Tony Barber has chosen to take the road less traveled—and at the highest speed possible.
In 2004, Barber quit his traditional white-collar job of managing a call center for a local Fortune 500 company. He ditched the 9-to-5, power ties and Franklin planners because he wanted something more fun. Like cars. Really fast cars.
“I discovered cars before girls,” he says. “Other guys had a poster of Cheryl Tiegs on their walls. I had a Lambourghini Countache.” So the MBA grad turned his attention to Turn In Concepts, a custom automobile business he created that designs and markets aftermarket performance parts.
“We started with one specific part,” he says, “a shift linkage bushing.” He digs through a shelf of boxes at his stuffed-to-the-rafters headquarters in Fairfield, Ohio, and produces the part. It’s an unassuming donut-shaped piece of black plastic designed to correct the “shift slop” that affected the Subarus used in the sports of autocross and time trials. But it’s so effective mechanically that in 2005 they shipped 25,000 units of the bushing.

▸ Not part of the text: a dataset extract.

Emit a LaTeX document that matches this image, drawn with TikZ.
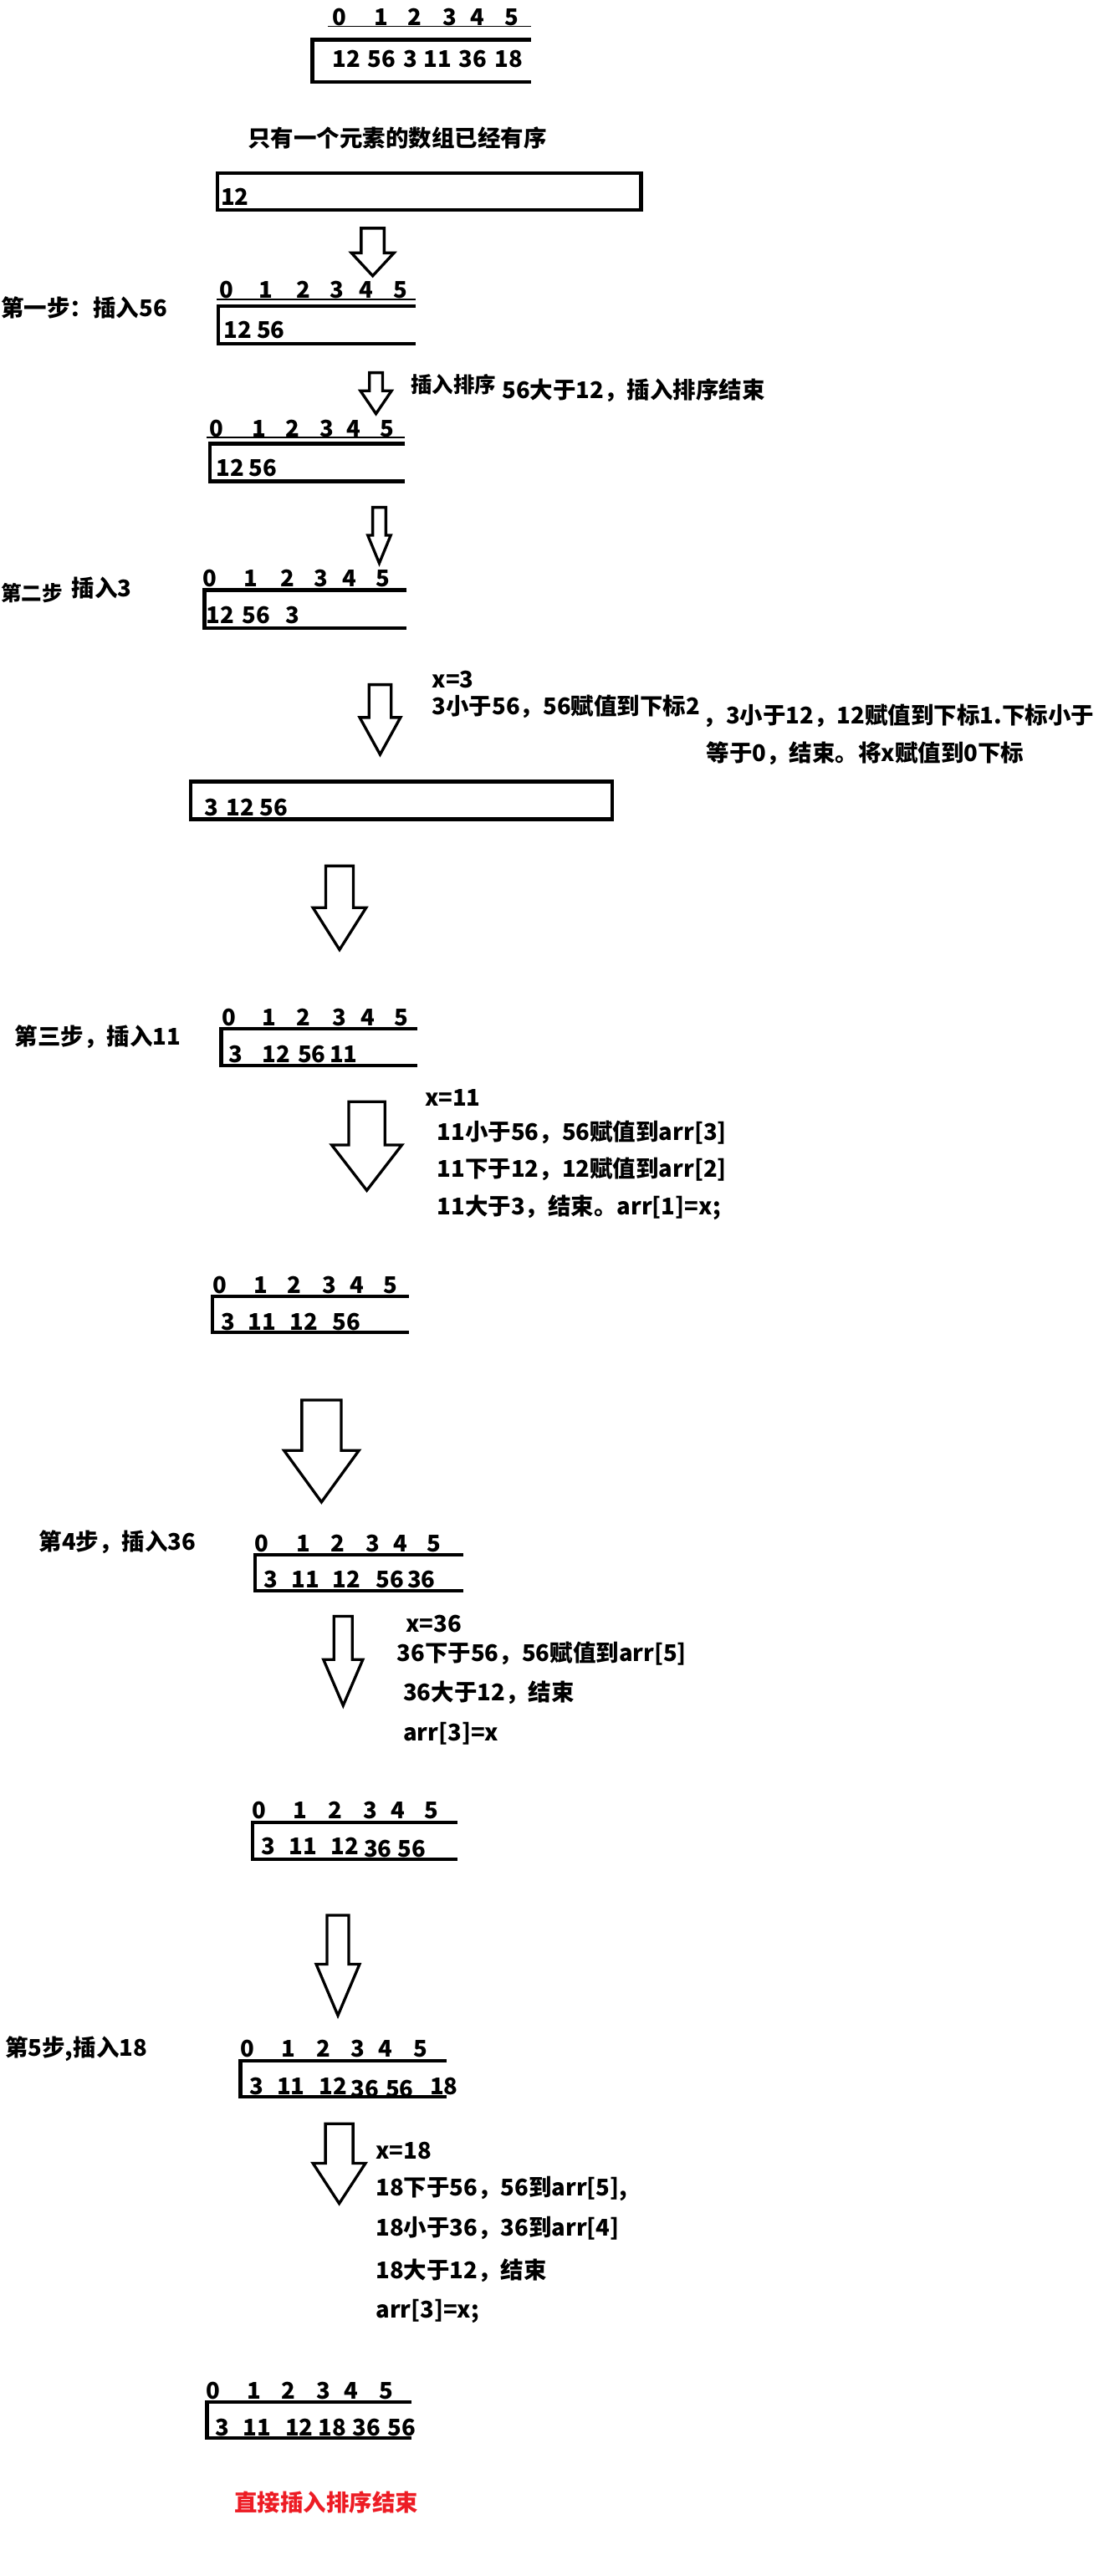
\documentclass[tikz,border=0pt]{standalone}
\usepackage{fontspec}
\setmainfont{Noto Sans CJK SC}
\definecolor{mspred}{HTML}{ED1C24}
\newcommand\blkarrow[6]{\draw[blk] (#1-#3,#2) -- (#1+#3,#2) -- (#1+#3,#4) -- (#1+#5,#4) -- (#1,#6) -- (#1-#5,#4) -- (#1-#3,#4) -- cycle;}
\newcommand\openbox[4]{\draw[boxline] (#4,#2) -- (#1,#2) -- (#1,#3) -- (#4,#3);}
\tikzset{
  fnt/.style={font=\bfseries\fontsize{14}{16}\selectfont},
  lbl/.style={fnt, inner sep=0pt, anchor=west},
  idx/.style={fnt, inner sep=0pt, anchor=base},
  val/.style={fnt, inner sep=0pt, anchor=base west},
  boxline/.style={line width=2.2pt, line join=miter},
  uline/.style={line width=0.8pt},
  blk/.style={draw, line width=1.7pt, fill=white, line join=miter}
}
\begin{document}
\begin{tikzpicture}[x=1pt,y=-1pt]
\fill[white] (0,0) rectangle (678,1568.9);
\useasboundingbox (0,0) rectangle (678,1568.9);

% ---- row 0: original array
\foreach \d/\x in {0/206.7,1/232.2,2/252.7,3/274,4/291,5/311.8}
  \node[idx] (r0i\d) at (\x,15.3) {\d};
\draw[uline] (199.7,16) -- (323.3,16);
\openbox{190.2}{24.2}{50}{323.3}
\foreach \n/\v/\x in {a/12/202.2,b/56/223.8,c/3/245.4,d/11/258,e/36/279.4,f/18/301}
  \node[val] (r0v\n) at (\x,40.8) {\v};

\node[lbl] (t1) at (150.8,84) {只有一个元素的数组已经有序};
\draw[boxline] (132.3,105.4) rectangle (390.5,128);
\node[val] (r1v) at (134.4,124.8) {12};

\blkarrow{227}{139}{7}{154}{13}{168}

% ---- step 1
\node[lbl] (s1) at (0.5,187.5) {第一步：插入56};
\foreach \d/\x in {0/138,1/162,2/185,3/205,4/223,5/244}
  \node[idx] (r2i\d) at (\x,181.7) {\d};
\draw[uline] (132,182.5) -- (253,182.5);
\openbox{133}{186.5}{209.5}{253}
\foreach \n/\v/\x in {a/12/136,b/56/156.2}
  \node[val] (r2v\n) at (\x,206) {\v};

\blkarrow{229}{227}{4}{238}{9.5}{252}
\node[lbl, font=\bfseries\fontsize{13}{15}\selectfont] (n1) at (250,234) {插入排序};
\node[lbl] (n2) at (305.6,238) {56大于12，插入排序结束};

\foreach \d/\x in {0/132,1/157.6,2/178,3/199,4/215.6,5/236}
  \node[idx] (r3i\d) at (\x,266) {\d};
\draw[uline] (125.7,266.5) -- (246.7,266.5);
\openbox{128}{270.3}{293.2}{246.7}
\foreach \n/\v/\x in {a/12/131.5,b/56/151.5}
  \node[val] (r3v\n) at (\x,290) {\v};

\blkarrow{231}{309}{4}{326}{7}{343}

% ---- step 2
\node[lbl, font=\bfseries\fontsize{12.5}{15}\selectfont] (s2a) at (0.5,361) {第二步};
\node[lbl] (s2b) at (43.5,358) {插入3};
\foreach \d/\x in {0/128,1/153,2/175,3/195.6,4/213,5/233}
  \node[idx] (r4i\d) at (\x,357.5) {\d};
\openbox{124.5}{359.3}{382.5}{247.7}
\foreach \n/\v/\x in {a/12/125.5,b/56/147.5,c/3/173.5}
  \node[val] (r4v\n) at (\x,379.5) {\v};

\node[lbl] (x3) at (263,414) {x=3};
\node[lbl] (x3a) at (263,430.6) {3小于56，56赋值到下标2};
\node[lbl] (x3b) at (428,436) {，3小于12，12赋值到下标1.下标小于};
\node[lbl] (x3c) at (430,459) {等于0，结束。将x赋值到0下标};
\blkarrow{231.5}{417}{6.75}{437}{12.4}{459.5}

\draw[boxline] (116,476) rectangle (373,499);
\foreach \n/\v/\x in {a/3/124.3,b/12/137.5,c/56/158.1}
  \node[val] (r5v\n) at (\x,496.7) {\v};

\blkarrow{206.8}{527.4}{8.4}{552.8}{16.2}{578.4}

% ---- step 3
\node[lbl] (s3) at (8.8,631.5) {第三步，插入11};
\foreach \d/\x in {0/139.6,1/164,2/185,3/206.6,4/224,5/244.5}
  \node[idx] (r6i\d) at (\x,625) {\d};
\openbox{134.7}{626.5}{649}{254.3}
\foreach \n/\v/\x in {a/3/139.1,b/12/159.5,c/56/181.2,d/11/200.5}
  \node[val] (r6v\n) at (\x,647.4) {\v};

\node[lbl] (x11) at (258.6,668.7) {x=11};
\node[lbl] (x11a) at (266,690) {11小于56，56赋值到arr[3]};
\node[lbl] (x11b) at (266,712) {11下于12，12赋值到arr[2]};
\node[lbl] (x11c) at (266,735.5) {11大于3，结束。arr[1]=x;};
\blkarrow{223.4}{671}{11}{697.3}{21.4}{725}

\foreach \d/\x in {0/133.7,1/158.7,2/179.3,3/200.8,4/217.5,5/238}
  \node[idx] (r7i\d) at (\x,787.5) {\d};
\openbox{129.5}{789.5}{811.6}{249}
\foreach \n/\v/\x in {a/3/134.5,b/11/150.9,c/12/176.5,d/56/202.5}
  \node[val] (r7v\n) at (\x,810) {\v};

\blkarrow{195.8}{852.7}{12}{883.4}{22.8}{914.8}

% ---- step 4
\node[lbl] (s4) at (23.5,939) {第4步，插入36};
\foreach \d/\x in {0/159.6,1/184.6,2/205.8,3/227,4/244,5/264.5}
  \node[idx] (r8i\d) at (\x,945) {\d};
\openbox{155.3}{947}{969}{282.2}
\foreach \n/\v/\x in {a/3/160.5,b/11/177.5,c/12/202.5,d/56/228.8,e/36/247.9}
  \node[val] (r8v\n) at (\x,967) {\v};

\node[lbl] (x36) at (247,989) {x=36};
\node[lbl] (x36a) at (241.6,1007) {36下于56，56赋值到arr[5]};
\node[lbl] (x36b) at (245.4,1031) {36大于12，结束};
\node[lbl] (x36c) at (245.4,1056) {arr[3]=x};
\blkarrow{209}{984.4}{5.6}{1010.7}{12}{1038.7}

\foreach \d/\x in {0/158,1/182.8,2/204.3,3/225.8,4/242.5,5/263}
  \node[idx] (r9i\d) at (\x,1107.8) {\d};
\openbox{153.9}{1109.8}{1132.3}{278.7}
\foreach \n/\v/\x/\y in {a/3/159.1/1129.4,b/11/175.9/1129.4,c/12/201.5/1129.4,d/36/221.5/1131,e/56/242/1131}
  \node[val] (r9v\n) at (\x,\y) {\v};

\blkarrow{205.8}{1166.5}{6.6}{1196.3}{13.2}{1227.5}

% ---- step 5
\node[lbl] (s5) at (3,1247.8) {第5步,插入18};
\foreach \d/\x in {0/150.8,1/175.8,2/197,3/218,4/235,5/256.3}
  \node[idx] (r10i\d) at (\x,1253) {\d};
\openbox{146.5}{1255}{1277}{272}
\foreach \n/\v/\x/\y in {a/3/151.8/1275.6,b/11/168.5/1275.6,c/12/194.1/1275.6,d/36/213.5/1277.5,e/56/234.7/1277.5,f/18/261.7/1275.6}
  \node[val] (r10v\n) at (\x,\y) {\v};

\node[lbl] (x18) at (228.7,1310) {x=18};
\node[lbl] (x18a) at (228.7,1333) {18下于56，56到arr[5],};
\node[lbl] (x18b) at (228.7,1357) {18小于36，36到arr[4]};
\node[lbl] (x18c) at (228.7,1383) {18大于12，结束};
\node[lbl] (x18d) at (228.7,1407.7) {arr[3]=x;};
\blkarrow{206.6}{1293.4}{8.4}{1317.5}{16}{1342}

\foreach \d/\x in {0/130,1/154.9,2/175.8,3/197,4/214,5/235.2}
  \node[idx] (r11i\d) at (\x,1461.3) {\d};
\openbox{126}{1463}{1484.7}{250.5}
\foreach \n/\v/\x in {a/3/130.9,b/11/148,c/12/173.5,d/18/193.5,e/36/214.7,f/56/236.1}
  \node[val] (r11v\n) at (\x,1483.5) {\v};

\node[lbl, text=mspred] (fin) at (142.6,1524) {直接插入排序结束};
\end{tikzpicture}
\end{document}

Now, Turn In Concepts has grown to three partners, five employees and a parts list numbering into the thousands. They ship products all over the world on a weekly basis to places like Greece, Russia and Singapore. “All our parts are track-focused and designed.” Meaning that while his customers like their cars to go fast, staying under control is just as important. “About 95 percent of our customers are people who want their cars to perform better. The other 5 percent intend to track race.”
What’s Barber’s biggest challenge moving forward? “To stay in tune with the market we need to stay in touch with the market.”
Which has inspired projects like undertaking the legendary Cannonball One Lap of America in a 2004 Subaru Impreza WRX with custom aerodynamics, suspension, transmission, brakes and around 700 horsepower squeezed out of a four-cylinder motor.
The result of that effort is on display as a trophy for placing fourth overall, first in class and rookie of the year.
“We like to test new components on the latest cars, test them on the track and then when we’re done, we’ll sell the car.”
The need for competitive speed has also led the company into the fast and furious world of professional time trials—including the very cool sounding Global Time Attack. So these days Barber can often be found behind the wheel of some very fast, high-performance cars. “Just another day at the office.” And he’s rarely distracted by emails.